14. The submission of the learned counsel for the respondent/plaintiff that the revision is not maintainable, as per the dictum laid down by the Apex Court, in Prem Bakshi and Ors. v. Dharam Dev and Ors. , is also not acceptable to me because of the fact, in the said ruling, the Apex Court has considered only the scope of Section 115 CPC, whereas it has not considered the revision under Article 227 of the Constitution. This revision is filed under Article 227 of the Constitution of India.

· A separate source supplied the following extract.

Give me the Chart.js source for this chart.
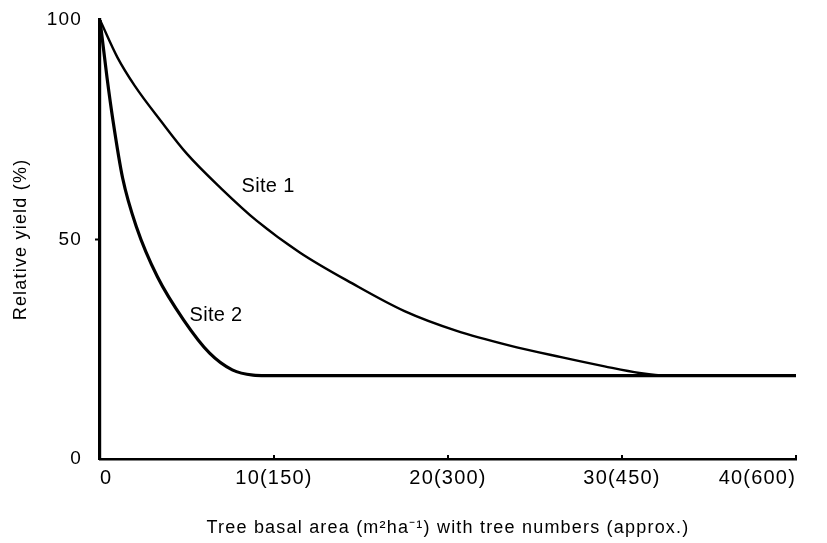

15. The Apex Court, in Surya Dev Rai v. Ram Chander Rai and Ors. , has held, the revision could be maintained under certain circumstances, invoking Article 227 of the Constitution of India, and therefore, it is not possible to hold Page 2217 that no revision is maintainable under any provisions of law. In this view, when it is shown that the trial Court has failed to exercise its jurisdiction, properly applying the provisions of law, or when it is so that the trial Court has wrongly exercised its jurisdiction, offending the statute, then, invoking the supervisory jurisdiction of this Court, there can be interference by this Court and in this view, I am of the opinion, the revision is well maintainable, under Article 227 of the Constitution of India, since I am of the view, for the reasons supra, that the learned trial Judge has not properly considered Order 6 Rule 17 proviso, thereby she has offended and infringed the law and wrongly exercised her jurisdiction and if that kind of order is allowed to stand, that will cause prejudice to the other side, since there is no possibility for the revision petitioner to nullify the same, though he may have the chance to defend the case, based on amendment.

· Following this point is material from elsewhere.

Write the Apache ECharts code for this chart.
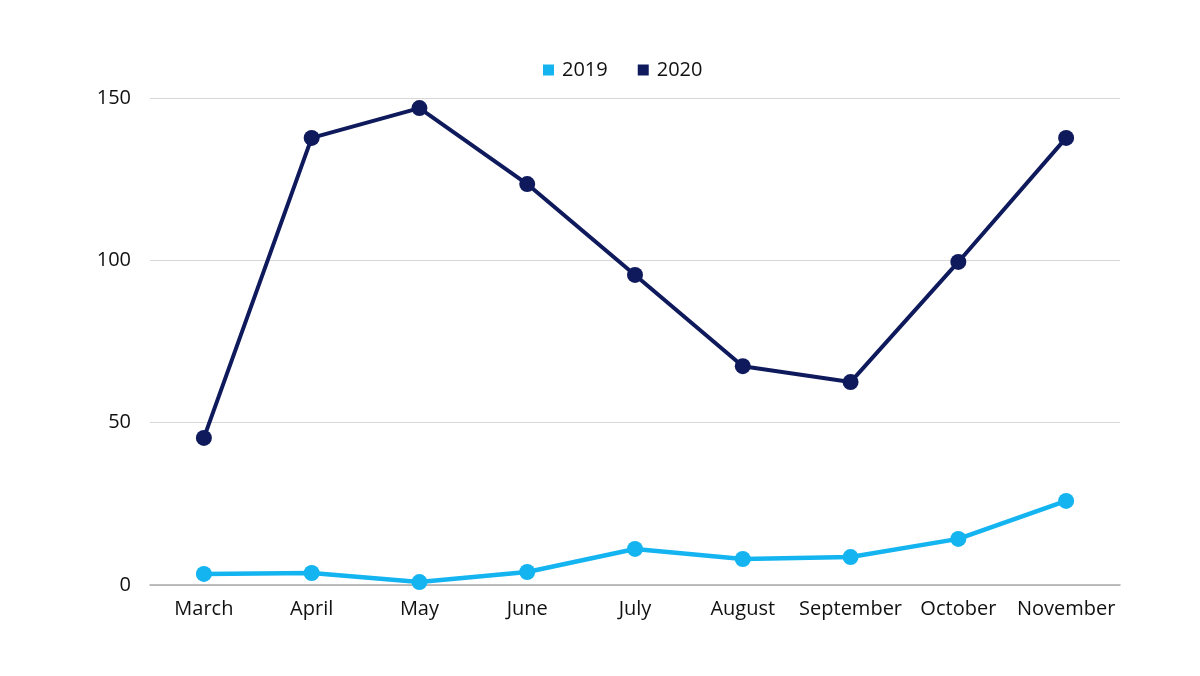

16. In P. Subba Naicker v. Veluchamy Naicker and Three Ors. (2004 (2) CTC 742), this Court has considered the permissibility of amendment of plaint, after commencement of trial, and came to the conclusion that 'the amendment of plaint cannot be allowed, after commencement of trial, unless the Court comes to the conclusion that in spite of due diligence, the plaintiff could not raise the plea before commencement of trial'. It is also held that 'the petition filed, after the commencement of trial, not disclosing the exception available under Order 6 Rule 17 CPC, is impermissible, in view of the proviso, which is the uniform view of this Court also, subsequently.

17. As rightly submitted by the learned counsel for the revision petitioner, placing reliance upon two decisions of this Court, the revision is not only maintainable, but also the revision should receive the acceptance of this Court. In Ramesh Ramanujam v. Varadammal and Ors. [(2005) 2 MLJ 382], this Court had the occasion to consider Order 6 Rule 17 CPC, as it stood and the subsequent amendment based upon previous decisions also. In the case involved in the above decision, it appears, an application came to be filed for amendment, during the pendency of the appeal, which was dismissed, against which the revision was targeted. Considering the facts and circumstances of the case, N.Kannadasan, J., has held that "By analysing the settled principles of law with reference to the provision viz., O.6 Rule 17, prior to the amendment as well as the subsequent amendment, the Court is of the opinion that the amendment of pleadings is not permissible in law after the completion of trial."

This is more or less identical to the case on hand because of the admitted position, the case is posted for pronouncing the judgment.

18. In Kasiappa Gounder v. Karuppan , this Court has taken the view that 'after the commencement of the trial, in view of the embargo available under Order 6 Rule 17 proviso, the amendment is not permissible.' Page 2218

19. Thus, the decisions available, on this question of law, are also uniform and therefore, there should be judicial consistency. I am constrained to follow the above decisions, in addition to the facts established in this case, as recorded by me supra.

20. For the foregoing reasons, the revision deserves acceptance, warranting interference of this Court, under Article 227 of the Constitution of India.

In the result, the revision is allowed. The order of the learned Additional District Munsif, Tiruchendur in I.A. No. 126 of 2004 in O.S. No. 110 of 2002, dated 29.3.2004, is set aside, dismissing the said I.A. Parties are directed to bear costs of their own.

Consequently, C.M.P. No. 398 of 2004 is closed.